Ah, but this can be the other end of the argument that's as lame as the pro 404 line: that complex systems and loads of time spent building them somehow equals something better or more valid in and of itself.

Maybe but I never said that.

To comment of some other peoples points. A sample from a  laptop or a sample from a SP 404 is still a sample and both are as digital as each other. Of course using a shit sound card on a laptop is going to impact on the quality of the sound but that's like opting for cheap shit mics or shit cheap mixers instead of good ones. I used to have two EPS racks both for live and recording. They weigh a ton and are clunky as hell to work with plus the sound quality is nowhere as good as the laptops with Motu cards I use. Obviously because they are old and technology has taken giant leaps since the EPS's were made in the 90's. Still somehow a laptop is seen as a lesser machine than those two. By some. It's just a fucking sound bank at the end of the day.

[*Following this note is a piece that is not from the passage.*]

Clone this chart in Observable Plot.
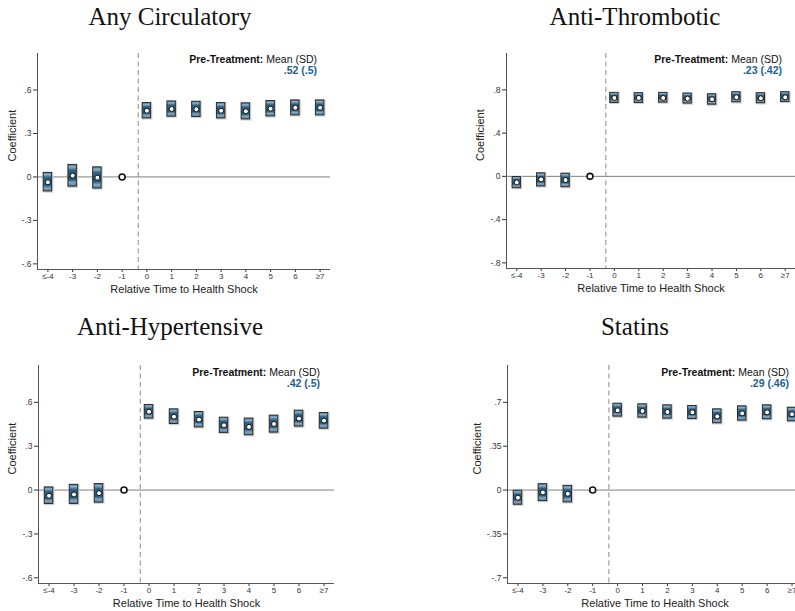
<!DOCTYPE html>
<html>
<head>
<meta charset="utf-8">
<script src="https://cdn.jsdelivr.net/npm/d3@7"></script>
<script src="https://cdn.jsdelivr.net/npm/@observablehq/plot@0.6"></script>
<style>
  body { margin: 0; background: #fff; }
  #page { position: relative; width: 795px; height: 611px; overflow: hidden;
          font-family: "Liberation Sans", Arial, sans-serif; }
  .title { position: absolute; font-family: "Liberation Serif", "Times New Roman", serif;
           font-size: 25px; line-height: 25px; color: #111; white-space: nowrap;
           transform: translateX(-50%); }
  .note { position: absolute; font-size: 10.5px; line-height: 11px; text-align: right;
          white-space: nowrap; color: #111; }
  .note .val { color: #1b5f8f; font-weight: bold; }
  .panel { position: absolute; }
</style>
</head>
<body>
<div id="page"></div>
<script>
// Event-time periods (binned at both ends) and their axis labels
const periods = [-4, -3, -2, -1, 0, 1, 2, 3, 4, 5, 6, 7];
const periodLabels = ["≤-4", "-3", "-2", "-1", "0", "1", "2", "3", "4", "5", "6", "≥7"];
const referencePeriod = -1;
const shockAt = -0.35;

const outcomes = ["Any Circulatory", "Anti-Thrombotic", "Anti-Hypertensive", "Statins"];

// Point estimates and 95% confidence bounds (period -1 is the omitted reference)
const circEst = [-0.037, 0.009, -0.005, 0, 0.457, 0.469, 0.467, 0.457, 0.453, 0.471, 0.478, 0.478];
const circLo  = [-0.100, -0.067, -0.080, null, 0.404, 0.416, 0.414, 0.404, 0.397, 0.418, 0.425, 0.425];
const circHi  = [0.028, 0.083, 0.066, null, 0.510, 0.521, 0.519, 0.510, 0.508, 0.524, 0.528, 0.528];

const thrombEst = [-0.056, -0.028, -0.034, 0, 0.725, 0.725, 0.725, 0.719, 0.713, 0.731, 0.722, 0.731];
const thrombLo  = [-0.109, -0.093, -0.100, null, 0.679, 0.679, 0.682, 0.673, 0.663, 0.685, 0.676, 0.688];
const thrombHi  = [-0.006, 0.028, 0.025, null, 0.772, 0.769, 0.772, 0.766, 0.759, 0.778, 0.769, 0.778];

const hyperEst = [-0.039, -0.030, -0.021, 0, 0.536, 0.502, 0.482, 0.443, 0.432, 0.452, 0.489, 0.475];
const hyperLo  = [-0.095, -0.095, -0.086, null, 0.489, 0.452, 0.429, 0.391, 0.375, 0.393, 0.434, 0.420];
const hyperHi  = [0.018, 0.036, 0.041, null, 0.582, 0.552, 0.534, 0.495, 0.489, 0.509, 0.543, 0.527];

const statinEst = [-0.061, -0.019, -0.029, 0, 0.636, 0.631, 0.623, 0.620, 0.588, 0.612, 0.620, 0.605];
const statinLo  = [-0.117, -0.088, -0.098, null, 0.586, 0.578, 0.570, 0.567, 0.533, 0.554, 0.565, 0.549];
const statinHi  = [-0.005, 0.047, 0.034, null, 0.689, 0.684, 0.676, 0.671, 0.644, 0.668, 0.676, 0.657];

// Pre-treatment mean and SD of each outcome
const preMean = [0.52, 0.23, 0.42, 0.29];
const preSD   = [0.5, 0.42, 0.5, 0.46];

// Y-axis tick step for each panel
const yStep = [0.3, 0.4, 0.3, 0.35];

const series = [
  [circEst, circLo, circHi],
  [thrombEst, thrombLo, thrombHi],
  [hyperEst, hyperLo, hyperHi],
  [statinEst, statinLo, statinHi]
];

// Panel placement on the page
const layout = [
  {left: 0,   top: 40,  width: 340, height: 260, mt: 13, mr: 10, mb: 31, ml: 37, titleX: 170, titleTop: 4,   noteRight: 317, noteTop: 54,  yLabelDx: -25},
  {left: 440, top: 40,  width: 355, height: 260, mt: 13, mr: 0,  mb: 32, ml: 66, titleX: 635, titleTop: 4,   noteRight: 782, noteTop: 54,  yLabelDx: -26},
  {left: 0,   top: 350, width: 340, height: 261, mt: 15, mr: 6,  mb: 28, ml: 38, titleX: 170, titleTop: 314, noteRight: 320, noteTop: 367, yLabelDx: -26},
  {left: 440, top: 350, width: 355, height: 261, mt: 15, mr: -7, mb: 28, ml: 67, titleX: 635, titleTop: 314, noteRight: 789, noteTop: 367, yLabelDx: -30}
];

// Stata-style number format: no leading zero
const fmt = v => v === 0 ? "0" : (v < 0 ? "-" : "") + String(+Math.abs(v).toFixed(3)).replace(/^0/, "");

const xDomain = [-4.42, 7.42];
const halfWidth = 0.17;
const page = document.getElementById("page");

outcomes.forEach((name, i) => {
  const L = layout[i];
  const [est, lo, hi] = series[i];
  const rows = periods.map((t, j) => ({t, est: est[j], lo: lo[j], hi: hi[j]}));
  const ciRows = rows.filter(d => d.lo != null);
  const step = yStep[i];
  const yDomain = [-2.13 * step, 2.84 * step];
  const yTicks = [-2, -1, 0, 1, 2].map(k => +(k * step).toFixed(3));
  const gradId = "ciShade" + i;

  const chart = Plot.plot({
    width: L.width,
    height: L.height,
    marginTop: L.mt,
    marginRight: L.mr,
    marginBottom: L.mb,
    marginLeft: L.ml,
    style: {fontFamily: "'Liberation Sans', Arial, sans-serif", fontSize: "8px", color: "#333", background: "transparent"},
    x: {domain: xDomain},
    y: {domain: yDomain},
    marks: [
      Plot.axisX({ticks: periods, tickFormat: d => periodLabels[periods.indexOf(d)], tickSize: 3, tickPadding: 1, label: null}),
      Plot.axisY({ticks: yTicks, tickFormat: fmt, tickSize: 4, tickPadding: 2, fontSize: 8.5, label: null}),
      Plot.ruleY([0], {stroke: "#7f7f7f", strokeWidth: 1}),
      Plot.ruleX([shockAt], {stroke: "#8a8a8a", strokeWidth: 1, strokeDasharray: "5,3.5"}),
      Plot.ruleX([xDomain[0]], {stroke: "#555", strokeWidth: 1}),
      Plot.ruleY([yDomain[0]], {stroke: "#555", strokeWidth: 1}),
      // soft halo behind each confidence bar
      Plot.rect(ciRows, {x1: d => d.t - halfWidth, x2: d => d.t + halfWidth, y1: "lo", y2: "hi",
        fill: "none", stroke: "#cfcfcf", strokeWidth: 2, dx: 0.7, dy: 0.7}),
      Plot.rect(ciRows, {x1: d => d.t - halfWidth, x2: d => d.t + halfWidth, y1: "lo", y2: "hi",
        fill: `url(#${gradId})`, stroke: "#2b2b2b", strokeWidth: 1}),
      Plot.dot(rows.filter(d => d.t !== referencePeriod), {x: "t", y: "est", r: 2.5,
        fill: "white", stroke: "#111", strokeWidth: 1}),
      Plot.dot(rows.filter(d => d.t === referencePeriod), {x: "t", y: "est", r: 3,
        fill: "white", stroke: "#111", strokeWidth: 1.6}),
      Plot.text(["Relative Time to Health Shock"], {frameAnchor: "bottom", lineAnchor: "middle", dy: 20, fontSize: 11, fill: "#222"}),
      Plot.text(["Coefficient"], {frameAnchor: "left", lineAnchor: "middle", rotate: -90, dx: L.yLabelDx, fontSize: 11, fill: "#222"})
    ]
  });

  // vertical shading used inside the confidence bars
  const defs = document.createElementNS("http://www.w3.org/2000/svg", "defs");
  defs.innerHTML = `<linearGradient id="${gradId}" x1="0" y1="0" x2="0" y2="1">
      <stop offset="0" stop-color="#4b7898"/>
      <stop offset="0.12" stop-color="#93afc5"/>
      <stop offset="0.28" stop-color="#276287"/>
      <stop offset="0.68" stop-color="#1d5578"/>
      <stop offset="0.84" stop-color="#87a5bd"/>
      <stop offset="1" stop-color="#557f9e"/>
    </linearGradient>`;
  chart.insertBefore(defs, chart.firstChild);

  const wrap = document.createElement("div");
  wrap.className = "panel";
  wrap.style.left = L.left + "px";
  wrap.style.top = L.top + "px";
  wrap.appendChild(chart);
  page.appendChild(wrap);

  const title = document.createElement("div");
  title.className = "title";
  title.style.left = L.titleX + "px";
  title.style.top = L.titleTop + "px";
  title.textContent = name;
  page.appendChild(title);

  const note = document.createElement("div");
  note.className = "note";
  note.style.right = (795 - L.noteRight) + "px";
  note.style.top = L.noteTop + "px";
  note.innerHTML = `<b>Pre-Treatment:</b> Mean (SD)<br><span class="val">${fmt(preMean[i])} (${fmt(preSD[i])})</span>`;
  page.appendChild(note);
});
</script>
</body>
</html>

Another point to make is that it sometimes seems the ones who talk about analogue vs digital don't even know the difference. Hence theories on "analogue samplers". So we have a laptop with a Motu soundcard. 8 outputs. They go through a mixer. They also go through various pedals, perhaps an amp, there are bit's mic'ed up and so forth. What we have in the end is a hybrid. Various bits of technology in use to test things and eventually achieve a finished result. There also seems to be the misconception that a laptop is all internal, soft synths etc made strictly from what software is available on the computer and nothing else. No in-betweens. The idea that a soundcard takes you through an external and very much analogue mixer or that a hand held digital recorder is transferred from SD straight into an editing programme with no loss what so ever seems too hard to grasp.

Then what about digital synths? They started making them in the 80's. Do they sound shit? Some of them du but far from all. Although a fucking pig to work it, the DX7 is a great sounding digital synth for example. Anyone listening to Front 242 or Severed Heads using one, or Coil for that matter, claiming they sound "digital" and weak need to rinse their ears.

Back on the laptop situation though. Not for making excuses but I stopped using them live a while back because they are a bit too unreliable in live situations. In the studio for editing and recording they are fantastic tools to use.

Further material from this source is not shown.